A Telecoil (T-Coil) is a copper coil — built into hearing aids, cochlear implants and telecoil receivers — that functions as a wireless antenna capable of picking up an audio signal generated by an audio induction loop amplifier.
Without the need for any additional equipment, background noise and acoustic interference that would normally be amplified by a hearing aids is eliminated – vastly improving comprehension for the hearing impaired.
According to Juliëtte Sterkens, AuD, and Loop Advocate for the HLAA, “most hearing aid users report that hearing over distance, in reverberation and background noise is difficult, regardless of the level of technology inside the hearing aid.” Hearing aids that feature telecoil and Bluetooth technology give users an audio experience that is as close to “normal” as possible – in virtually all environments, from homes to stadiums.

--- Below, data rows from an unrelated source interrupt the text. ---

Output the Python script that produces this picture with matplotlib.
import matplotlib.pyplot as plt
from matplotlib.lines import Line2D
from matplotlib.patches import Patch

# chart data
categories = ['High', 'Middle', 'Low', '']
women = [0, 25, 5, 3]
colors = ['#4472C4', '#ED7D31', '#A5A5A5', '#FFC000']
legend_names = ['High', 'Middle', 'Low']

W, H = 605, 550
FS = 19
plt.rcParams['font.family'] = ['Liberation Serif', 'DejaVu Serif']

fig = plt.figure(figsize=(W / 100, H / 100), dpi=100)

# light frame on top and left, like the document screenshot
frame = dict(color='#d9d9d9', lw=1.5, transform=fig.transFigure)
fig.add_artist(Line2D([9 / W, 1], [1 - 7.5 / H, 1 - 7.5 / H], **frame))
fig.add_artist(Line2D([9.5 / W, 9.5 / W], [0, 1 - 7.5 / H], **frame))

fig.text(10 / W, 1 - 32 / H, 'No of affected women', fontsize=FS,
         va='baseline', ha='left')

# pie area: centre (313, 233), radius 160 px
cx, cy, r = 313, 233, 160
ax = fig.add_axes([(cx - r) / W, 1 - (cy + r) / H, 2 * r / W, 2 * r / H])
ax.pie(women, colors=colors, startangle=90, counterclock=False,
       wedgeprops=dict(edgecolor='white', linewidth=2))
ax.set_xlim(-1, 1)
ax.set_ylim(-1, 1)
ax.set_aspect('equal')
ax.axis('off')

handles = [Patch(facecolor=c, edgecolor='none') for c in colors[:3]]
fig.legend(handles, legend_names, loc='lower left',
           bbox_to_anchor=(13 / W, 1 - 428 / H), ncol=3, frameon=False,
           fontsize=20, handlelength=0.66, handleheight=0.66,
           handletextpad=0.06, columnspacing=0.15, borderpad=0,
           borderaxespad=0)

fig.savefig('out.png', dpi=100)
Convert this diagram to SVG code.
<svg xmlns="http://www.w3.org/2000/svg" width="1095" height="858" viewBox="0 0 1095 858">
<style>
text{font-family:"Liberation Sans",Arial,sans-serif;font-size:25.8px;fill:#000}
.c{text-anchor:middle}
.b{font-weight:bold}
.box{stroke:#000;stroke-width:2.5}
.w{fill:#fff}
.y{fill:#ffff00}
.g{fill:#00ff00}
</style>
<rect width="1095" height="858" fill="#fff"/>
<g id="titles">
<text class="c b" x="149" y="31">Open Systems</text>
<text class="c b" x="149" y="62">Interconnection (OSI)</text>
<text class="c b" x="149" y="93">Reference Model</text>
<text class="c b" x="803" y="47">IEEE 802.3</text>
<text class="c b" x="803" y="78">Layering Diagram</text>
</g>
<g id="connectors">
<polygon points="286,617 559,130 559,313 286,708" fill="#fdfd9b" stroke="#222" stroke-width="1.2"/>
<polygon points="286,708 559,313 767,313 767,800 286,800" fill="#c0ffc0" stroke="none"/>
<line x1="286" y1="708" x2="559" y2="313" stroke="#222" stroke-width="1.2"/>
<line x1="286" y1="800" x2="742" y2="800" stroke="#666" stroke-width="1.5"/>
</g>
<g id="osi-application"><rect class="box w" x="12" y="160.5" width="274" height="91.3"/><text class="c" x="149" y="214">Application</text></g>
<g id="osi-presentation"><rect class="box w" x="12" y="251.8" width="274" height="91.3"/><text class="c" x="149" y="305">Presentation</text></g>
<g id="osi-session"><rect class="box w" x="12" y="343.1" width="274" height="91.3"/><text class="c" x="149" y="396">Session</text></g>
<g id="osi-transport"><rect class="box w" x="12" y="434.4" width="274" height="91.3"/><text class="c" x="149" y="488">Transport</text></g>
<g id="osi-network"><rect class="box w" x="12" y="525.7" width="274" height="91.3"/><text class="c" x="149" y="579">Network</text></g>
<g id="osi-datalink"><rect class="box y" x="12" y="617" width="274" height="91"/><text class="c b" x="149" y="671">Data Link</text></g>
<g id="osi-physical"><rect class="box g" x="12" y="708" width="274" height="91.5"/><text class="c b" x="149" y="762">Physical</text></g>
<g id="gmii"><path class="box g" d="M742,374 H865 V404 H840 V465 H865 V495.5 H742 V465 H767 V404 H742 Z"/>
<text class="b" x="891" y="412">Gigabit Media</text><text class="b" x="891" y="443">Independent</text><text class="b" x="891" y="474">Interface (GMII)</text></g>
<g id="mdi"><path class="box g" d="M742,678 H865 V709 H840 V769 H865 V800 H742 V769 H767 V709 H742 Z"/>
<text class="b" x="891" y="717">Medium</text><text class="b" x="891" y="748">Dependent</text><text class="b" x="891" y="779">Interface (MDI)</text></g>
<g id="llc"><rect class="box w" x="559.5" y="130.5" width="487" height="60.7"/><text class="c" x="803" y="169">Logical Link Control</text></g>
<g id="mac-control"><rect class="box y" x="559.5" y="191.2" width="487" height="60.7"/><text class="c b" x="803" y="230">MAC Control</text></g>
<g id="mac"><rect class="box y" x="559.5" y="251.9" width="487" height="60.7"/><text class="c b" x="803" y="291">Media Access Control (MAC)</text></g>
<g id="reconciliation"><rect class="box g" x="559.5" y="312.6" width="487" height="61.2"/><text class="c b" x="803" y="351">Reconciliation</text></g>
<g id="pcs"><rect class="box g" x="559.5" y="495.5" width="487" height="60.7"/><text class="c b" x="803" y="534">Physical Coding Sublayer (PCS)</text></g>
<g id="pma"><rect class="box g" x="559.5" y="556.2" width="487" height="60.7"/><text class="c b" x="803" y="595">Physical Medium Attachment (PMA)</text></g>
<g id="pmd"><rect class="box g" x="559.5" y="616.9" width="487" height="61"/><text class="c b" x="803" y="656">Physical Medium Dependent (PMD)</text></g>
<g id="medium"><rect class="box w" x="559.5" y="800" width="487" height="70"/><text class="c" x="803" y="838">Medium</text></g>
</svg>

Audio induction loop technology was first patented in 1937 to address the need for communicating clearly while using a telephone. Currently, all landline phones are designed, by law, to work with a telecoil and the technology is used in venues of all sizes. A Telecoil may be activated manually or set to automatically switch on in the presence of a hearing loop field.
Hearing Loops: A Top Choice for Hearing Accommodation
According to the Hearing Loss Association of American (HLAA), “hearing loops provide the greatest benefits to people who rely on assistive listening systems, and to venues required by the ADA to provide hearing accommodation.” Hearing loop systems are consumer-preferred, as proven by multiple user studies that compared them to FM and Infrared systems.
Loops installed to the IEC 60118-4 standard (International Electrotechnical Commission) reliably deliver the cleanest sound to people with hearing loss—even to those with severe to profound hearing loss. Because of this, hearing loops are becoming the foundation for hearing-friendly, inclusive communities throughout the United States and around the world.